Mais comme on voit, lorsqu’on se lance à interpréter, on est rapidement conduit à opérer des rapprochements peut-être arbitraires, et il se peut, après tout, que le but de toutes ces obscures chansons écrites par Étienne Roda-Gil, qui paraissent souvent fondées sur de libres associations, ne soit rien d’autre que de susciter poétiquement chez l’auditeur leur équivalent…
Merci et félicitations à Jean Christophe Angaut pour ce travail de recherche.

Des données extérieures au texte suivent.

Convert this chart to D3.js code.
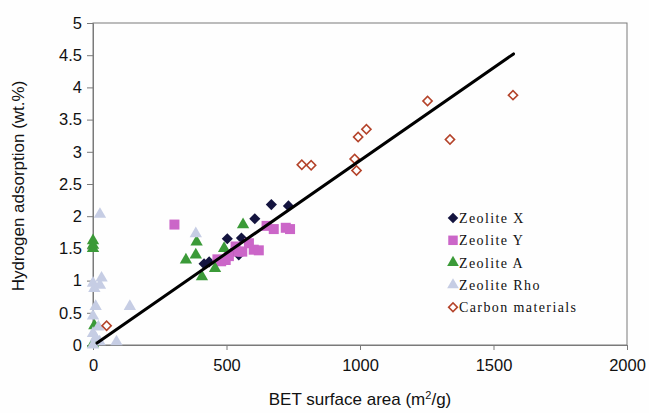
<!DOCTYPE html>
<html>
<head>
<meta charset="utf-8">
<script src="https://cdn.jsdelivr.net/npm/d3@7"></script>
<style>
  body { margin: 0; background: #fefefe; }
  svg { display: block; }
</style>
</head>
<body>
<div id="chart"></div>
<script>
const canvas = { w: 649, h: 413 };
const plot = { left: 93, right: 627, top: 23, bottom: 345 };

// BET surface area (m2/g), hydrogen adsorption (wt.%)
const zeoliteX = [[416, 1.26], [435, 1.29], [503, 1.65], [516, 1.42], [546, 1.40],
  [556, 1.66], [606, 1.96], [668, 2.18], [732, 2.16]];
const zeoliteY = [[305, 1.87], [466, 1.33], [480, 1.30], [497, 1.32], [509, 1.38],
  [534, 1.53], [545, 1.45], [559, 1.45], [584, 1.58], [602, 1.48], [621, 1.47],
  [650, 1.85], [677, 1.80], [722, 1.82], [738, 1.80]];
const zeoliteA = [[0, 0.02], [5, 0.30], [0, 1.50], [0, 1.55], [0, 1.62], [348, 1.32],
  [385, 1.40], [388, 1.60], [408, 1.06], [457, 1.19], [491, 1.50], [562, 1.87]];
const zeoliteRho = [[26, 2.03], [385, 1.73], [0, 0.96], [5, 0.88], [26, 0.93], [32, 1.04],
  [10, 0.60], [138, 0.60], [0, 0.45], [20, 0.28], [10, 0.11], [0, 0.18], [25, 0.05],
  [0, 0.00], [88, 0.05]];
const carbon = [[51, 0.30], [782, 2.80], [817, 2.79], [980, 2.89], [987, 2.71],
  [993, 3.23], [1024, 3.35], [1253, 3.79], [1337, 3.19], [1573, 3.88]];
const fitLine = [[15, 0.03], [1575, 4.52]];

const xTicks = [0, 500, 1000, 1500, 2000];
const yTicks = [0, 0.5, 1, 1.5, 2, 2.5, 3, 3.5, 4, 4.5, 5];
const legendNames = ["Zeolite X", "Zeolite Y", "Zeolite A", "Zeolite Rho", "Carbon materials"];

const series = [
  { name: legendNames[0], data: zeoliteX, type: d3.symbolSquare, size: 62, rot: 45, fill: "#14143f", stroke: "none" },
  { name: legendNames[1], data: zeoliteY, type: d3.symbolSquare, size: 100, rot: 0, fill: "#cb66c8", stroke: "none" },
  { name: legendNames[2], data: zeoliteA, type: d3.symbolTriangle, size: 66, rot: 0, fill: "#3b9a38", stroke: "none" },
  { name: legendNames[3], data: zeoliteRho, type: d3.symbolTriangle, size: 66, rot: 0, fill: "#c6cde4", stroke: "none" },
  { name: legendNames[4], data: carbon, type: d3.symbolSquare, size: 42, rot: 45, fill: "#ffffff", stroke: "#b4432a" }
];

const x = d3.scaleLinear().domain([0, 2000]).range([plot.left, plot.right]);
const y = d3.scaleLinear().domain([0, 5]).range([plot.bottom, plot.top]);

const svg = d3.select("#chart")
  .append("svg")
  .attr("width", canvas.w)
  .attr("height", canvas.h)
  .attr("viewBox", `0 0 ${canvas.w} ${canvas.h}`);

svg.append("rect")
  .attr("width", canvas.w)
  .attr("height", canvas.h)
  .attr("fill", "#fefefe");

// frame
svg.append("rect")
  .attr("x", plot.left)
  .attr("y", plot.top)
  .attr("width", plot.right - plot.left)
  .attr("height", plot.bottom - plot.top)
  .attr("fill", "none")
  .attr("stroke", "#7a7a7a")
  .attr("stroke-width", 1);

const axisFont = "Liberation Sans, Arial, sans-serif";

const yAxis = svg.append("g")
  .attr("transform", `translate(${plot.left},0)`)
  .call(d3.axisLeft(y).tickValues(yTicks).tickSize(6).tickPadding(5).tickFormat(d3.format("")));
const xAxis = svg.append("g")
  .attr("transform", `translate(0,${plot.bottom})`)
  .call(d3.axisBottom(x).tickValues(xTicks).tickSize(5).tickPadding(9).tickFormat(d3.format("")));

[xAxis, yAxis].forEach(a => {
  a.select(".domain").attr("stroke", "#7a7a7a");
  a.selectAll(".tick line").attr("stroke", "#7a7a7a");
  a.selectAll(".tick text")
    .attr("fill", "#111")
    .style("font-family", axisFont)
    .style("font-size", "16.5px");
});
xAxis.selectAll(".tick line").filter(d => d === 0).remove();

// axis titles
svg.append("text")
  .attr("transform", `translate(24,${(plot.top + plot.bottom) / 2 + 2}) rotate(-90)`)
  .attr("text-anchor", "middle")
  .style("font-family", axisFont)
  .style("font-size", "17px")
  .attr("fill", "#111")
  .text("Hydrogen adsorption (wt.%)");

const xt = svg.append("text")
  .attr("x", (plot.left + plot.right) / 2)
  .attr("y", 405)
  .attr("text-anchor", "middle")
  .style("font-family", axisFont)
  .style("font-size", "17px")
  .attr("fill", "#111");
xt.append("tspan").text("BET surface area (m");
xt.append("tspan").attr("dy", -6).style("font-size", "11px").text("2");
xt.append("tspan").attr("dy", 6).text("/g)");

// points
series.forEach(s => {
  svg.append("g")
    .selectAll("path")
    .data(s.data)
    .enter()
    .append("path")
    .attr("d", d3.symbol().type(s.type).size(s.size))
    .attr("transform", d => `translate(${x(d[0])},${y(d[1])}) rotate(${s.rot})`)
    .attr("fill", s.fill)
    .attr("stroke", s.stroke)
    .attr("stroke-width", s.stroke === "none" ? 0 : 1.6);
});

// trend line
svg.append("path")
  .datum(fitLine)
  .attr("d", d3.line().x(d => x(d[0])).y(d => y(d[1])))
  .attr("stroke", "#000")
  .attr("stroke-width", 3)
  .attr("stroke-linecap", "round")
  .attr("fill", "none");

// legend
const legend = svg.append("g").attr("transform", "translate(453,218)");
const rows = legend.selectAll("g")
  .data(series)
  .enter()
  .append("g")
  .attr("transform", (d, i) => `translate(0,${i * 22.3})`);

rows.append("path")
  .attr("d", d => d3.symbol().type(d.type).size(d.size * 0.9)())
  .attr("transform", d => `rotate(${d.rot})`)
  .attr("fill", d => d.fill)
  .attr("stroke", d => d.stroke)
  .attr("stroke-width", d => d.stroke === "none" ? 0 : 1.6);

rows.append("text")
  .attr("x", 6)
  .attr("y", 5)
  .style("font-family", "Liberation Serif, Times New Roman, serif")
  .style("font-size", "14px")
  .style("letter-spacing", "1.4px")
  .attr("fill", "#111")
  .text(d => d.name);
</script>
</body>
</html>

Etant auteur d’un ouvrage intitulé « La Patrie sans Partis » pour une véritable démocratie, je voulais connaitre le rapport de la chanson du Lac majeur et Bakounine, dont je suis (essayez de comprendre) transcendentalement lié. (…)
Georges Boulon
Milan. Locarno. C’est marrant comme les révolutionnaires savent se trouver des endroits tranquilles. On est pas dans le Nord entouré de pu la crasse on fréquente les lacs italiens. Quel bande de tartuffe ces révolutionnaires. Et l’autre le troskie tu parle du bon aussi. Ta pas un qui soit mort au front pour ses idées.
C’est clair: Durruti et Berneri sont morts d’insolation au Club Med, Makhno se prélassait sur les plages ukrainiennes avant d’aller se la couler douce à Paris, etc. etc. On reprendra bien un petit pastis, l’artiste du clavier?